# what 2 do w/LOTS of frozen green beans



## Use Less (Nov 8, 2007)

DH isn't all that fond of green beans, and last summer I froze WAY too many. There's at least 15 bags left from 2009. Only added about 4 or 5 of the BEST summer 2010  Warmed up w/butter doesn't do it, and we're bean-saladed out. What would you make? Thanks! Sue


----------



## Forest (Oct 14, 2010)

It's not exactly healthy, but I like to slowly fry them with onion and bacon... mhhh...


----------



## PNWest (Mar 15, 2010)

throw them on a dehydrator tray. Dry extra dry, blend and add to soups, casseroles, etc.
or cook to mushy stage, blend with chicken stock and serve like pea soup.


----------



## Horseyrider (Aug 8, 2010)

I do it similarly to Forrest's method. Fry bacon, remove it from the pan, throw in chopped onion and saute, crumble the bacon and throw it back in, add a bunch of green beans and enough chicken stock to cover, and then cook verrrrry low for at least an hour, hopefully longer. I made this the last time I had my veterinarian here for lunch and he couldn't quit eating them. 

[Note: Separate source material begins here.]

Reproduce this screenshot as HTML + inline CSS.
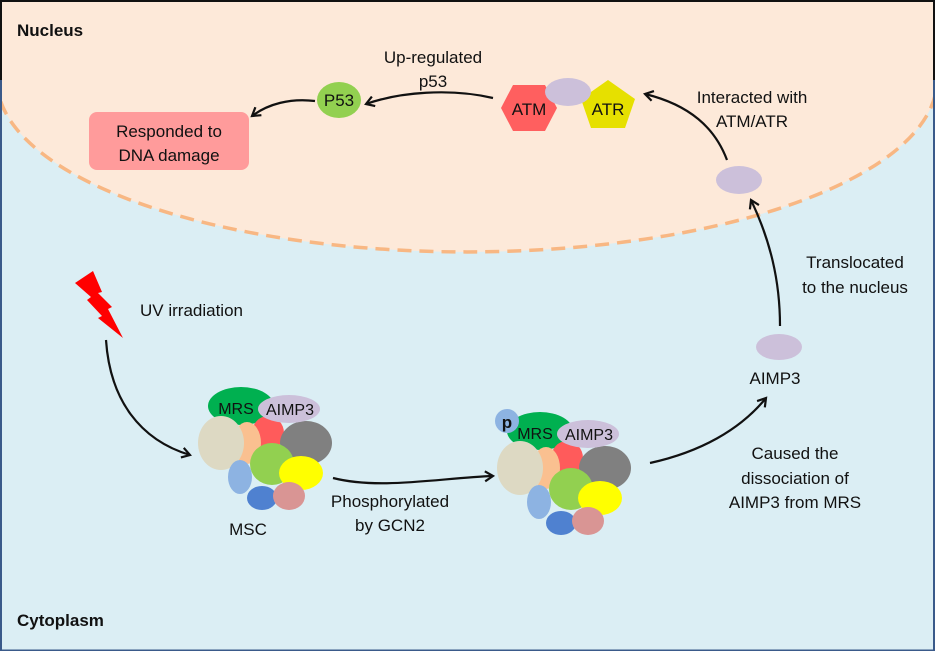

My southern mama would be proud. 

They're also good steamed until tender-crisp, and then chilled and mixed with slivered raw onion, sour cream, and a bit of fajita seasoning (no kidding).


----------



## RedDirt Cowgirl (Sep 21, 2010)

I had lots of bland green beans from our community garden this year so I've been making lots of minnestrone soup, thick and thin; got carried away with potatoes once & called it Italian casserole.


----------



## GrannyG (Mar 26, 2005)

Make lots of green bean casserole gifts for the Holidays and share with the neighbors...
I love green beans cooked with potatoes and ham also.


----------



## Homesteader at Heart (Aug 11, 2003)

Add them to vegetable soup.


----------



## Prickle (May 9, 2009)

My grandmother put green beans in her beef stew. 

I like the beans and bacon too, with a splash of cider vinegar and a little sugar.


----------



## Terri (May 10, 2002)

1 gallon of green beans, about 2 pounds of ham, and enough water to cover. Simmer.

Slice the ham and put it in one dish, put the green beans in another. Serve. Delicious!

You can also use a ham bone and pick the meat off once it has boiled tender.


----------



## Evons hubby (Oct 3, 2005)

Use Less said:


> DH isn't all that fond of green beans, and last summer I froze WAY too many. There's at least 15 bags left from 2009. Only added about 4 or 5 of the BEST summer 2010  Warmed up w/butter doesn't do it, and we're bean-saladed out. What would you make? Thanks! Sue


Put them in an insulated box with some dry ice and ship them directly to ME!. We love green beans and our bean patch fizzled this year. Or you can possibly convert DH taste buds with a bit of smoked hog jowl boiled in with them, a healthy pinch of brown sugar wont hurt them a bit either.


----------



## Stuckyjean (Aug 15, 2009)

Dutch Green Beans!
1 lb green beans
stewed tomatoes
diced onions 
bacon
salt and pepper

Fry bacon and crumble, reserve grease. Fry onions and green beans in bacon grease until onion is transparent. Add stewed tomatoes and simmer. Salt and pepper to taste. I add various spices and herbs as my mood changes (frequently)...cumin is a favorite around here!


----------



## Debbie in Wa (Dec 28, 2007)

If given the chance, dehydrate them. You never know when the next crop is gonna fail and you miss out on putting up green beans. You can also can them for future use. Nothins better than frying up the bacon and onions and adding those beans.


----------